Lower Mainland condo prices soar but there are signs of softness at the top end
Lower Mainland condo prices may soon hit a peak
Joanne Lee-Young
The Vancouver Sun
Prices for condos are on a tear across the Lower Mainland but there are signs of an emerging peak at the top end of the market.
The $1 million figure has earned a place in Vancouver real estate vernacular for being when observers give up on any semblance of prices being affordable. It’s been mostly reserved for describing detached homes, but that’s changing.
A few weeks ago, an analysis by David Taylor, senior vice-president at Colliers International, of inventory on the Multiple Listing Service put the median asking price of apartments and condos in the City of Vancouver at $962,500, popping eyeballs for how close that comes to the $1 million mark.
This week, condo sale prices from the Real Estate Board of Greater Vancouver show a strong upswing. The price for what the board considers a typical condo rose 26 per cent in Great Vancouver in March 2018, compared to a year ago. The Lower Mainland as a whole clocked in with a 30 per cent gain. There were even higher increases in some communities. In Maple Ridge, a typical condo sold for $316,100 in March, a gain of 46 per cent gain in one year and 83 per cent in the three years.
And to be clear, these numbers are for resales of existing condos, not presales of units that haven’t yet been built.
In Burnaby, a condo near Government Road recently sold for $526,500, according to Sutton Group West Coast Realty agent Solomon Yasin. It’s a two-bedroom, one-and-a-half bathroom unit built in the 1990s that would have gone for about $350,000 to $400,000 two years ago, he estimates.
“There were seven offers on it. When you have a lot of multiple offers, after the sale you have six other buyers waiting and wanting to buy, and the backlog keeps adding up,” he says. “Buildings that allow rentals, like this one, bring out a pool of investors too, which means more buyers.”
So, why have prices continued to climb?
“Essentially, it proves that supply is an issue even in resales (of condos),” says Michael Ferreira of Vancouver-based Urban Analytics, which provides data about new condos for developers, planners and bankers. “Listings are still down and we’re in a situation here where people are not forced to sell, so they’re going to hold on.”

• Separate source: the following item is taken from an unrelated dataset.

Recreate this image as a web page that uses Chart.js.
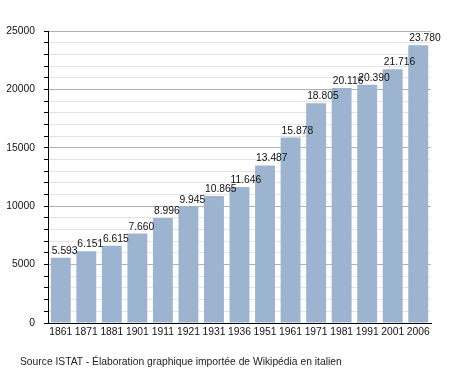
<!DOCTYPE html>
<html>
<head>
<meta charset="utf-8">
<script src="https://cdn.jsdelivr.net/npm/chart.js@4"></script>
<style>
  html, body { margin: 0; padding: 0; background: #fff; }
  #wrap { position: relative; width: 458px; height: 373px; }
  #source {
    position: absolute; left: 20px; top: 356px;
    font: 10.3px "Liberation Sans", Arial, sans-serif; color: #222;
    white-space: nowrap;
  }
</style>
</head>
<body>
<div id="wrap">
  <canvas id="chart" width="458" height="373"></canvas>
  <div id="source">Source ISTAT - Élaboration graphique importée de Wikipédia en italien</div>
</div>
<script>
const years = ['1861', '1871', '1881', '1901', '1911', '1921', '1931', '1936',
               '1951', '1961', '1971', '1981', '1991', '2001', '2006'];
const population = [5593, 6151, 6615, 7660, 8996, 9945, 10865, 11646,
                    13487, 15878, 18805, 20116, 20390, 21716, 23780];
const yMajorStep = 5000;

const fontFamily = '"Liberation Sans", Arial, sans-serif';

function formatThousands(v) {
    return String(v).replace(/\B(?=(\d{3})+(?!\d))/g, '.');
}

// value labels above each bar, starting at the bar's left edge
const barLabels = {
    id: 'barLabels',
    afterDatasetsDraw(chart) {
        const ctx = chart.ctx;
        const meta = chart.getDatasetMeta(0);
        ctx.save();
        ctx.font = '10.3px ' + fontFamily;
        ctx.fillStyle = '#111';
        ctx.textAlign = 'left';
        ctx.textBaseline = 'alphabetic';
        meta.data.forEach((bar, i) => {
            ctx.fillText(formatThousands(population[i]), bar.x - bar.width / 2 + 1, bar.y - 4);
        });
        ctx.restore();
    }
};

new Chart(document.getElementById('chart').getContext('2d'), {
    type: 'bar',
    data: {
        labels: years,
        datasets: [{
            data: population,
            backgroundColor: '#9cb4cf',
            barPercentage: 0.78,
            categoryPercentage: 1.0
        }]
    },
    options: {
        responsive: false,
        animation: false,
        layout: { padding: { left: 0, right: 27, top: 31, bottom: 30 } },
        plugins: {
            legend: { display: false },
            tooltip: { enabled: false }
        },
        scales: {
            x: {
                grid: { display: false, drawTicks: false },
                border: { display: true, color: '#000', width: 1 },
                ticks: {
                    color: '#111',
                    font: { family: fontFamily, size: 10.3 },
                    padding: 3,
                    maxRotation: 0,
                    autoSkip: false
                },
                afterFit(scale) { scale.height = 20; }
            },
            y: {
                min: 0,
                max: 25000,
                border: { display: true, color: '#000', width: 1 },
                grid: {
                    color: (c) => (c.tick && c.tick.value % yMajorStep === 0) ? '#b0b0b0' : '#e4e4e4',
                    tickColor: '#000',
                    tickLength: 4
                },
                ticks: {
                    stepSize: 1000,
                    autoSkip: false,
                    color: '#111',
                    padding: 9,
                    font: { family: fontFamily, size: 10.3 },
                    callback: (v) => v % yMajorStep === 0 ? String(v) : ''
                },
                afterFit(scale) { scale.width = 48; }
            }
        }
    },
    plugins: [barLabels]
});
</script>
</body>
</html>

When it comes to presales, which are not captured in the real estate board’s statistics and are not subject to the foreign-buyers tax, the price gains have been significant too, according to Ferreira. Between 2015 and 2017, the per square foot presale condo price went up by 57 per cent in Burnaby, by 60 per cent in Port Coquitlam, by 61 per cent in Richmond and by 66 per cent in Surrey. Recently, Ferreira updated these figures to include presales made in 2018, showing the price increases for Burnaby and the west side of Vancouver are between 70 and 80 per cent.
Ferreira says it will be interesting to see if there will be an easing of prices in areas such as the Burquitlam / North Road corridor and Brentwood in Burnaby, where several new projects will hit the market.
Ferreira says it’s still early days in terms of seeing how the more recently unveiled set of taxes (including a widened foreign-buyers tax and a surtax on higher value properties) will impact the condo market, but he says the speculation tax on empty or lightly-used properties will not address the speculation linked to prices gains in presale condos. “True speculation is when buyers assign a unit (to another buyer for a higher price) before it’s even completed and the deal isn’t closed.”
Despite a feeling of ever rising price gains, there are signs that some buyers are reaching “a cause for pause when looking at some of the prices,” especially at the top end of the market, says Ferreira.
According to independent March figures produced by SnapStats Publishing Company, the average condo price in West Vancouver dropped 33 per cent in the past two months from $1.492 million to $938,000.
It’s a sign that while clamouring will continue and prices will keep rising for buyers of condos in the $700,000 to $800,000 range and lower, more established, savvy buyers could be starting to step back.
“The average prices of condos in downtown Vancouver dropped from $950,000 to $840,000 in the last two months because of the change in high end condo prices,” says Ian Watt of Sotheby’s International Realty.